Biden plans to give Taliban access to billions in nation’s frozen assets

by Jacob Fuller

Willie R. Tubbs, FISM News

 

If President Joe Biden has his way, the penalty the Taliban will suffer for returning Afghanistan to a safe harbor for terrorists, a living nightmare for women, and a persecution center for Christians will be access to billions of dollars in unfrozen foreign assets.

According to a report from Reuters, which cited three people with direct knowledge of the situation, the Biden administration is looking to move forward on talks to release Afghanistan’s foreign assets that have been frozen since the Taliban recaptured power in August 2021.

Biden and his team believe that releasing the money will help to relieve the strains of a humanitarian crisis in Afghanistan, one that has remained largely unchanged despite frequent interventions by the U.N., U.S., and international humanitarian groups.

Biden, who in July revoked Afghanistan’s standing as a major non-NATO ally of the U.S., set aside $3.5 billion of some $7 billion in frozen assets to eventually be used to help the people of Afghanistan. It was a move that drew criticism from across the globe, not least of which from the Taliban, who have long agitated to be given access to the money under the promise of using it to benefit the Afghan people.

Now, Biden appears willing to overlook a laundry list of Taliban evils, and potentially take the organization on its word, despite the glaring potential pitfall of the Taliban being, well, the Taliban. At the heart of the proposal is a belief, perhaps a hope, that the Taliban will, despite decades of evidence to the contrary, use the money for the good of the people.

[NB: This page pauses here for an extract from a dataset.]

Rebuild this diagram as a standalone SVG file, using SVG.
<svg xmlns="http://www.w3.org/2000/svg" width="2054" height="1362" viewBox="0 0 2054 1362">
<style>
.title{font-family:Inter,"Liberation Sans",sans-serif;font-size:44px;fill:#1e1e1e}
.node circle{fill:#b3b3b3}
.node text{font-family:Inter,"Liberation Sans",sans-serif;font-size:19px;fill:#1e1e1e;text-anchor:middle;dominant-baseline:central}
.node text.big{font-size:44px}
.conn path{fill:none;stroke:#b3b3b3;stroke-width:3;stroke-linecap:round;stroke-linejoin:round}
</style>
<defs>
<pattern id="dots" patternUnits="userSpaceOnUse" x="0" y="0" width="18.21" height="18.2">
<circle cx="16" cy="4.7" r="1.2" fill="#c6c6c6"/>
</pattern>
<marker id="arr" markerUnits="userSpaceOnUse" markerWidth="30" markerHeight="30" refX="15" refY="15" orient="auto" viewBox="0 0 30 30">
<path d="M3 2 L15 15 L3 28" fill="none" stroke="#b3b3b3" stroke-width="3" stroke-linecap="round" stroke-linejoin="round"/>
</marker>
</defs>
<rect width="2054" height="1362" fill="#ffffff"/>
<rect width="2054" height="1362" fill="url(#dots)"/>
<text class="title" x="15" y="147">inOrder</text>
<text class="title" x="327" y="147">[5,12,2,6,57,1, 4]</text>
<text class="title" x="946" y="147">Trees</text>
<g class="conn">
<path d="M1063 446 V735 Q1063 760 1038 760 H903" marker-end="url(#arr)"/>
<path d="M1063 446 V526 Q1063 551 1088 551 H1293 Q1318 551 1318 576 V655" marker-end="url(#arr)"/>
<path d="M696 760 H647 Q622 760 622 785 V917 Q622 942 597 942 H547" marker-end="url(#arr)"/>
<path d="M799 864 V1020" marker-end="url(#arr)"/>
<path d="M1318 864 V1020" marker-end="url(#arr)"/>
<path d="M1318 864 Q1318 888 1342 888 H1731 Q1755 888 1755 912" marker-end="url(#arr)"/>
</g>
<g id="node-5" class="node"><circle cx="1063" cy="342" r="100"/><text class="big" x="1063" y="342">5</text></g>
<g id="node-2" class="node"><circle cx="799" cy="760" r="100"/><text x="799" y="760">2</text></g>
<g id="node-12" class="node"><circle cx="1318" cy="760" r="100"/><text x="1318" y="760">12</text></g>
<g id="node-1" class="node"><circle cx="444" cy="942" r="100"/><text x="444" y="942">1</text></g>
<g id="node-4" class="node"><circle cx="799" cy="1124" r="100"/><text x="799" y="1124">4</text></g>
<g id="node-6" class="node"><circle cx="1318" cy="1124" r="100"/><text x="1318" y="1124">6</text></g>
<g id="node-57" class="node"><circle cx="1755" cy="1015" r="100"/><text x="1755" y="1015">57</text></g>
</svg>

By any objective measure, the only people who have benefitted from the return of the Taliban to power have been the Taliban themselves.

As FISM has covered numerous times over the past year-plus, the Taliban has made Afghanistan the singularly most deadly place on earth for a person to be a professing Christian or to express anything other than the dominant orthodoxy of the Taliban.

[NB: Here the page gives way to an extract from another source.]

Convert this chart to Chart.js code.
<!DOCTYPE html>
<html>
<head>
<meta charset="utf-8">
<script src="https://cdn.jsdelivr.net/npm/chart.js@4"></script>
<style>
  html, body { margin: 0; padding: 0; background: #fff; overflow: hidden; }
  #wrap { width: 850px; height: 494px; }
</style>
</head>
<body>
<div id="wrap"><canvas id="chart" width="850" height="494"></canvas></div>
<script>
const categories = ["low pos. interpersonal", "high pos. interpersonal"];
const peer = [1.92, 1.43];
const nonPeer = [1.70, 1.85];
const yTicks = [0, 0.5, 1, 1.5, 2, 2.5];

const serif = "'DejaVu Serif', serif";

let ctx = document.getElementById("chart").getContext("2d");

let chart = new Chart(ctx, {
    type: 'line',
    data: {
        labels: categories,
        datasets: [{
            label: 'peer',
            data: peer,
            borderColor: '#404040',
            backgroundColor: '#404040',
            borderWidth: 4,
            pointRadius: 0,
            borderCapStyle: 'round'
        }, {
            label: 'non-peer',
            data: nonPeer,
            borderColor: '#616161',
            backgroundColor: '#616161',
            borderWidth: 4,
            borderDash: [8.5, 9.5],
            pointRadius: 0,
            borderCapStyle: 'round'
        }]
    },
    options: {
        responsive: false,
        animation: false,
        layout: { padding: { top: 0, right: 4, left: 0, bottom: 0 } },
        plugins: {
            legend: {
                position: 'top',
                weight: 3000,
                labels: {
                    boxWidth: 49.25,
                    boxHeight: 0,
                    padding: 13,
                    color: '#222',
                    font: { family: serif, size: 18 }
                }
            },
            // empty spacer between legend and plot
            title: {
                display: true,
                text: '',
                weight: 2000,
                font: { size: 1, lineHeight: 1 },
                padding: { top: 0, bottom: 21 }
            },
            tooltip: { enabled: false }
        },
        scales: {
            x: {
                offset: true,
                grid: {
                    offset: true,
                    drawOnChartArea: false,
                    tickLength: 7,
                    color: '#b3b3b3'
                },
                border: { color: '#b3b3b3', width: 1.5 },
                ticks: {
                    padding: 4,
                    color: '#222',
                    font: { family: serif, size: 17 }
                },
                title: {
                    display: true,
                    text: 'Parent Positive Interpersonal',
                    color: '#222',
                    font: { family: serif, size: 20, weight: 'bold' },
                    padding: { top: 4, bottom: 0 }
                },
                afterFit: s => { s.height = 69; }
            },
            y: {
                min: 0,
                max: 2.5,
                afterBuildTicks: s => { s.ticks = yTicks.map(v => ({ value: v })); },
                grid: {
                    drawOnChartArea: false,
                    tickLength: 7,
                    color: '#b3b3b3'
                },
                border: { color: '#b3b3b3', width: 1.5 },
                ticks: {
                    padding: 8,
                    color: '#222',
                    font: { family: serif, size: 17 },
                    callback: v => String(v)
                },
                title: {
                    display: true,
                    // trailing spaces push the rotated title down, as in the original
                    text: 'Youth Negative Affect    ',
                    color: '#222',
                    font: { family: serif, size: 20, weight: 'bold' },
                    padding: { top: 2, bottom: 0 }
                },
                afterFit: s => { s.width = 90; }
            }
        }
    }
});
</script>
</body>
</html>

Additionally, and also reported by FISM, the Taliban has dissolved the nation’s human rights commission. At the same time, it has opened the nation’s doors to terrorists and international criminals.

None, though, have suffered a worse fate than the women of Afghanistan, who after years of slowly developing more professional autonomy and making strides academically, have been largely relegated to second-class citizenry in about 365 days.

“In the fallout of Afghanistan, President Biden has not only damaged our capacity to protect the homeland; he has cut the legs out of his own administration’s promise to uphold human rights,” Sen. Joni Ernst (R-Iowa) said in a scathing statement marking the one-year anniversary of the United  States’ chaotic exit from Afghanistan.

“Over the last two decades, Afghan women and girls saw unprecedented freedom following a period of brutal fundamentalist rule,” Ernst continued. Women were able to attend secondary school, receive degrees and have careers. As the Taliban took over the country, there was global concern for what was to come for the women and girls who remained in the country.”

Ernst also pointed out that Biden has repeatedly failed to hold the Taliban accountable for reneging on promises agreed upon after Biden withdrew American troops.

President Biden repeatedly promised to hold the Taliban accountable and protect the rights of Afghan women and girls. Despite this promise, over the last year we have seen the Taliban unravel significant, hard-won gains for the women of Afghanistan. Women are now prohibited from working, forced to cover themselves in the burqa, and required to travel, any distance, with a male family member.

 

Anthony B. Kim, a researcher for the Heritage Foundation, released an article on Monday in which he said Biden’s legacy, as relates to Afghanistan, has been a mix of cluelessness, ineptitude, misplaced optimism, and empty promises.

“Unfortunately, but perhaps not surprisingly, Biden’s Afghanistan disaster has shown that he’s more of a bystander than a world leader,” Kim writes.

Kim also revealed a fact that, one would think, would or should play heavily in the thinking of the Biden administration: the U.S. has already sent a large quantity of money to Afghanistan, all of it earmarked for humanitarian use, that has had a negligible impact.

“Despite nearly $800 million in humanitarian aid from the U.S. government since Biden’s disastrous pullout of troops from Afghanistan, some 20 million Afghans, about half the population, remain severely deprived economically,” Kim wrote. “This reflects almost no change from a year ago, when we were also told that half of Afghanistan required emergency food and other lifesaving assistance to avoid a major famine.

“More critically, there is no way of knowing whether U.S. aid is reaching those in need or is being diverted to Taliban forces and other unintended recipients for their own use.”